Marketing tactic stores data on individuals, uses it to target them



A panel discusses microtartgeting in politics and in social media Thursday in Goertzen Hall.

JAYCE CARRAL, Evergreen reporter

A Foley Talk about microtargeting, a marketing strategy that collects an individual’s information and uses it to market products to them, was held Thursday in Goertzen Hall.

The panel consisted of three guest speakers: Travis Ridout, Shannon McGregor and Emily Stewart.

Ridout, a WSU professor of government and public policy, said any user of the internet has now become the product being marketed.

“Modern day microtargeting has really taken off as people have adopted emails and social media,” Ridout said. “[Social media companies] have these huge databases of information about you.”

Due to the influx of social media it has become easier to obtain data from a person or a group of people, he said. That data is sold to companies such as political campaigns who then design advertisements that will specifically target an individual or group.

“This is really the first step in the way campaigns microtarget voters,” Ridout said. “The campaign has to know something about you in order to send a message to you. [The messages are targeted to] voters based on their characteristics.”

McGregor, assistant professor in the department of communication at University of Utah, said technology firms have built themselves to look like politics.

Large tech companies have inserted themselves into the way political campaigns market and advertise to people, she said.

“While we think of these people as nonpartisan, they tend to sort themselves into partisan groups,” she said. “We need a lot of transparency about what these workings really look like.”

Stewart, a reporter for Vox, said large tech companies should not be expected to police themselves.

“You have to remember that there is not enough of an incentive [for tech companies] to [self-monitor],” Stewart said. “It’s better [for the companies] to say they’re sorry after doing the bad thing and getting caught, rather than not doing that bad thing in the first place.”

An issue with the quick growth of the companies is that it has become very difficult for the government to implement regulations, Stewart said.

“It became increasingly clear that senators do not know what Facebook does and they have no idea how to fix it,” she said. “There’s a lot of problems [with tech companies]. I don’t know how to fix them, but the government doesn’t know how to either.”

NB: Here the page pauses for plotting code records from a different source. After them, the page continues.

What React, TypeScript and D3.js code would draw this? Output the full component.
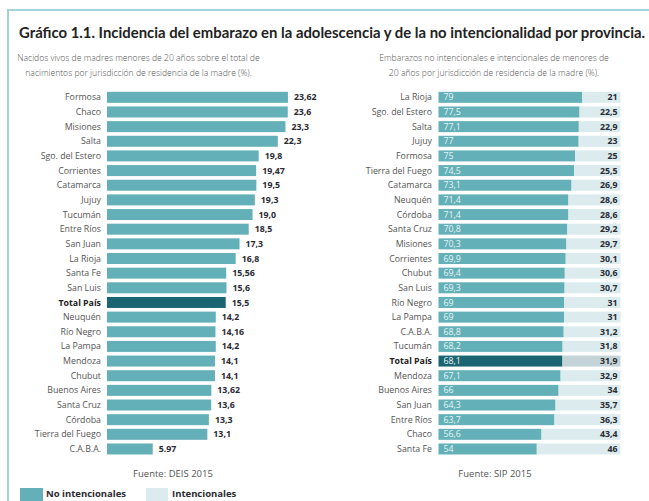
import React from "react";
import * as d3 from "d3";

// Panel izquierdo: nacidos vivos de madres < 20 años (%)
const leftCategories = [
  "Formosa", "Chaco", "Misiones", "Salta", "Sgo. del Estero", "Corrientes",
  "Catamarca", "Jujuy", "Tucumán", "Entre Ríos", "San Juan", "La Rioja",
  "Santa Fe", "San Luis", "Total País", "Neuquén", "Río Negro", "La Pampa",
  "Mendoza", "Chubut", "Buenos Aires", "Santa Cruz", "Córdoba",
  "Tierra del Fuego", "C.A.B.A.",
];
const leftValues = [
  23.62, 23.6, 23.3, 22.3, 19.8, 19.47, 19.5, 19.3, 19.0, 18.5, 17.3, 16.8,
  15.56, 15.6, 15.5, 14.2, 14.16, 14.2, 14.1, 14.1, 13.62, 13.6, 13.3, 13.1,
  5.97,
];
const leftLabels = [
  "23,62", "23,6", "23,3", "22,3", "19,8", "19,47", "19,5", "19,3", "19,0",
  "18,5", "17,3", "16,8", "15,56", "15,6", "15,5", "14,2", "14,16", "14,2",
  "14,1", "14,1", "13,62", "13,6", "13,3", "13,1", "5.97",
];

// Panel derecho: embarazos no intencionales / intencionales (%)
const rightCategories = [
  "La Rioja", "Sgo. del Estero", "Salta", "Jujuy", "Formosa",
  "Tierra del Fuego", "Catamarca", "Neuquén", "Córdoba", "Santa Cruz",
  "Misiones", "Corrientes", "Chubut", "San Luis", "Río Negro", "La Pampa",
  "C.A.B.A.", "Tucumán", "Total País", "Mendoza", "Buenos Aires", "San Juan",
  "Entre Ríos", "Chaco", "Santa Fe",
];
const noIntencionales = [
  79, 77.5, 77.1, 77, 75, 74.5, 73.1, 71.4, 71.4, 70.8, 70.3, 69.9, 69.4, 69.3,
  69, 69, 68.8, 68.2, 68.1, 67.1, 66, 64.3, 63.7, 56.6, 54,
];
const intencionales = [
  21, 22.5, 22.9, 23, 25, 25.5, 26.9, 28.6, 28.6, 29.2, 29.7, 30.1, 30.6, 30.7,
  31, 31, 31.2, 31.8, 31.9, 32.9, 34, 35.7, 36.3, 43.4, 46,
];

const TEAL = "#63b0b8";
const DARK = "#1b6573";
const LIGHT = "#dcecee";
const LIGHT_TOTAL = "#c3d3d8";
const FONT = "'Open Sans', sans-serif";

const fmt = (v: number) => String(v).replace(".", ",");

export default function App() {
  const width = 649;
  const height = 501;

  const yLeft = d3
    .scaleBand<string>()
    .domain(leftCategories)
    .range([90, 456.3])
    .paddingInner(0.25)
    .paddingOuter(0.125);
  const yRight = d3
    .scaleBand<string>()
    .domain(rightCategories)
    .range([90, 456.3])
    .paddingInner(0.25)
    .paddingOuter(0.125);

  const xLeft = d3.scaleLinear().domain([0, 25]).range([107, 298.5]);
  const xRight = d3.scaleLinear().domain([0, 100]).range([438.5, 620.5]);

  const isTotal = (c: string) => c === "Total País";

  return (
    <svg
      width={width}
      height={height}
      style={{ position: "absolute", left: 0, top: 0, background: "#fff" }}
      fontFamily={FONT}
    >
      {/* marco */}
      <path d={`M8,${height} V10 H${width}`} fill="none" stroke="#a3d2d7" strokeWidth={2} />

      <text
        x={19}
        y={38}
        fontSize={15}
        fontWeight={700}
        fill="#222"
        fontFamily="Lato, sans-serif"
        textLength={626}
        lengthAdjust="spacingAndGlyphs"
      >
        Gráfico 1.1. Incidencia del embarazo en la adolescencia y de la no intencionalidad por provincia.
      </text>

      <g fontSize={8.6} fill="#555" textAnchor="middle" fontWeight={300}>
        <text x={138.5} y={61}>Nacidos vivos de madres menores de 20 años sobre el total de</text>
        <text x={138.5} y={76}>nacimientos por jurisdicción de residencia de la madre (%).</text>
        <text x={494} y={61}>Embarazos no intencionales e intencionales de menores de</text>
        <text x={494} y={76}>20 años por jurisdicción de residencia de la madre (%).</text>
      </g>

      {/* panel izquierdo */}
      <g>
        {leftCategories.map((c, i) => {
          const y = yLeft(c)!;
          const h = yLeft.bandwidth();
          const total = isTotal(c);
          return (
            <g key={c}>
              <text
                x={101}
                y={y + h / 2}
                dy="0.35em"
                textAnchor="end"
                fontSize={8.8}
                fontWeight={total ? 700 : 400}
                fill={total ? "#222" : "#555"}
              >
                {c}
              </text>
              <rect
                x={xLeft(0)}
                y={y}
                width={xLeft(leftValues[i]) - xLeft(0)}
                height={h}
                fill={total ? DARK : TEAL}
              />
              <text
                x={xLeft(leftValues[i]) + 6}
                y={y + h / 2}
                dy="0.35em"
                fontSize={8.8}
                fontWeight={700}
                fill="#2a2a33"
              >
                {leftLabels[i]}
              </text>
            </g>
          );
        })}
      </g>

      {/* panel derecho */}
      <g>
        {rightCategories.map((c, i) => {
          const y = yRight(c)!;
          const h = yRight.bandwidth();
          const total = isTotal(c);
          const a = noIntencionales[i];
          const b = intencionales[i];
          return (
            <g key={c}>
              <text
                x={432}
                y={y + h / 2}
                dy="0.35em"
                textAnchor="end"
                fontSize={8.8}
                fontWeight={total ? 700 : 400}
                fill={total ? "#222" : "#555"}
              >
                {c}
              </text>
              <rect
                x={xRight(0)}
                y={y}
                width={xRight(a) - xRight(0)}
                height={h}
                fill={total ? DARK : TEAL}
              />
              <rect
                x={xRight(a)}
                y={y}
                width={xRight(a + b) - xRight(a)}
                height={h}
                fill={total ? LIGHT_TOTAL : LIGHT}
              />
              <text
                x={xRight(0) + 5}
                y={y + h / 2}
                dy="0.35em"
                fontSize={8.8}
                fill="#e8f4f5"
              >
                {fmt(a)}
              </text>
              <text
                x={xRight(100) - 3}
                y={y + h / 2}
                dy="0.35em"
                textAnchor="end"
                fontSize={8.8}
                fontWeight={700}
                fill="#2a2a33"
              >
                {fmt(b)}
              </text>
            </g>
          );
        })}
      </g>

      <g fontSize={9.5} fill="#555" textAnchor="middle">
        <text x={173} y={477}>Fuente: DEIS 2015</text>
        <text x={495} y={477}>Fuente: SIP 2015</text>
      </g>

      {/* leyenda */}
      <rect x={20} y={488} width={23} height={13} fill={TEAL} />
      <text x={46} y={497} fontSize={9.5} fontWeight={700} fill="#2a2a33">No intencionales</text>
      <rect x={146} y={488} width={22} height={13} fill={LIGHT} />
      <text x={172} y={497} fontSize={9.5} fontWeight={700} fill="#2a2a33">Intencionales</text>
    </svg>
  );
}
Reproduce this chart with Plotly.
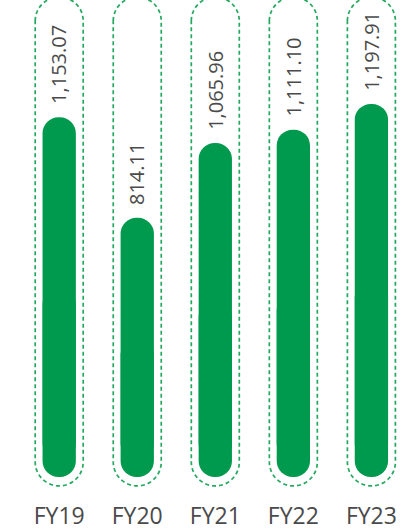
import plotly.graph_objects as go

# ---- data ----
categories = ["FY19", "FY20", "FY21", "FY22", "FY23"]
values = [1153.07, 814.11, 1065.96, 1111.10, 1197.91]
labels = ["1,153.07", "814.11", "1,065.96", "1,111.10", "1,197.91"]

# ---- style / layout constants ----
W, H = 403, 531
MB = 18                      # bottom margin for tick labels
PLOT_H = H - MB
ZERO_PX = 475                # pixel row (from top) of the value 0
PX_PER_UNIT = 0.3068
STEP_PX = 78.05              # pixel spacing between categories
FIRST_PX = 59.2              # pixel x of first category centre
BAR_W = 33.3 / STEP_PX
CAP_PX = 18.3                # rounded bottom cap of the bars

GREEN = "#009a4e"
DASH_GREEN = "#25a85f"
TEXT = "#4a4a4a"
FONT = "Open Sans"

ymax = ZERO_PX / PX_PER_UNIT
ymin = -(PLOT_H - ZERO_PX) / PX_PER_UNIT
xmin = -FIRST_PX / STEP_PX
xmax = xmin + W / STEP_PX
cap_units = CAP_PX / PX_PER_UNIT

fig = go.Figure()

# lower part of each bar, from mid-height down past zero (rounded bottom)
mids = [v / 2 for v in values]
fig.add_trace(go.Bar(
    x=categories, y=[-(m + cap_units) for m in mids], base=mids, width=BAR_W,
    marker=dict(color=GREEN, cornerradius="50%", line=dict(width=0)),
    hoverinfo="skip", showlegend=False,
))
# main bar body from zero to value (rounded top)
fig.add_trace(go.Bar(
    x=categories, y=values, base=[0] * len(values), width=BAR_W,
    marker=dict(color=GREEN, cornerradius="50%", line=dict(width=0)),
    hoverinfo="skip", showlegend=False,
))

# dashed capsule outlines (pixel-sized shapes anchored at each category)
R = 24.0
TOP = ZERO_PX - 12.7
BOT = -(501.7 - ZERO_PX)
k = 0.5523 * R
path = (
    f"M {-R},{TOP - R} "
    f"C {-R},{TOP - R + k} {-k},{TOP} 0,{TOP} "
    f"C {k},{TOP} {R},{TOP - R + k} {R},{TOP - R} "
    f"L {R},{BOT + R} "
    f"C {R},{BOT + R - k} {k},{BOT} 0,{BOT} "
    f"C {-k},{BOT} {-R},{BOT + R - k} {-R},{BOT + R} Z"
)
shapes = []
for i, c in enumerate(categories):
    shapes.append(dict(
        type="path", path=path, xref="x", yref="y",
        xsizemode="pixel", ysizemode="pixel", xanchor=i, yanchor=0,
        line=dict(color=DASH_GREEN, width=1.7, dash="4px,3px"),
        fillcolor="rgba(0,0,0,0)", layer="below",
    ))

annotations = []
for c, v, t in zip(categories, values, labels):
    annotations.append(dict(
        x=c, y=v, text=t, textangle=-90, showarrow=False,
        xanchor="center", yanchor="bottom", yshift=11,
        font=dict(family=FONT, size=20, color=TEXT),
    ))

fig.update_layout(
    width=W, height=H,
    margin=dict(l=0, r=0, t=0, b=MB),
    barmode="overlay",
    paper_bgcolor="white", plot_bgcolor="white",
    shapes=shapes, annotations=annotations,
    xaxis=dict(range=[xmin, xmax], showgrid=False, zeroline=False, showline=False,
               ticks="", ticklabelstandoff=4,
               tickfont=dict(family=FONT, size=23, color=TEXT),
               fixedrange=True),
    yaxis=dict(range=[ymin, ymax], visible=False, fixedrange=True),
    showlegend=False,
)

fig.write_html("out.html", config={"displayModeBar": False})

Attempting to be an informed consumer of social media is one of the first steps to understanding microtargeting, Stewart said.

Social media platforms are becoming more transparent via the search engines employed within the sites, but this effort is far from a solution, McGregor said.

“Consumers can actually track [ads and data] now. [Tech companies] did the bare minimum,” she said. “You can see the content of the ads, but you can’t see who paid for them.”

Microtargeting is mutually beneficial for both tech companies and marketing companies, McGregor said, but rarely beneficial for the individual whose information is being sold.

If microtargeting continues to grow without tech and marketing companies being held responsible for their actions, media will be led further downhill and there will be less trust in the news media, Ridout said.

“[There will be an] inability to separate fact from fiction. The spread of false information will continue,” he said. “We can regulate political advertisements, but when it comes to the spread of false information, there’s really nothing government can do to regulate it.”

False information is protected by the U.S. Constitution, Stewart said.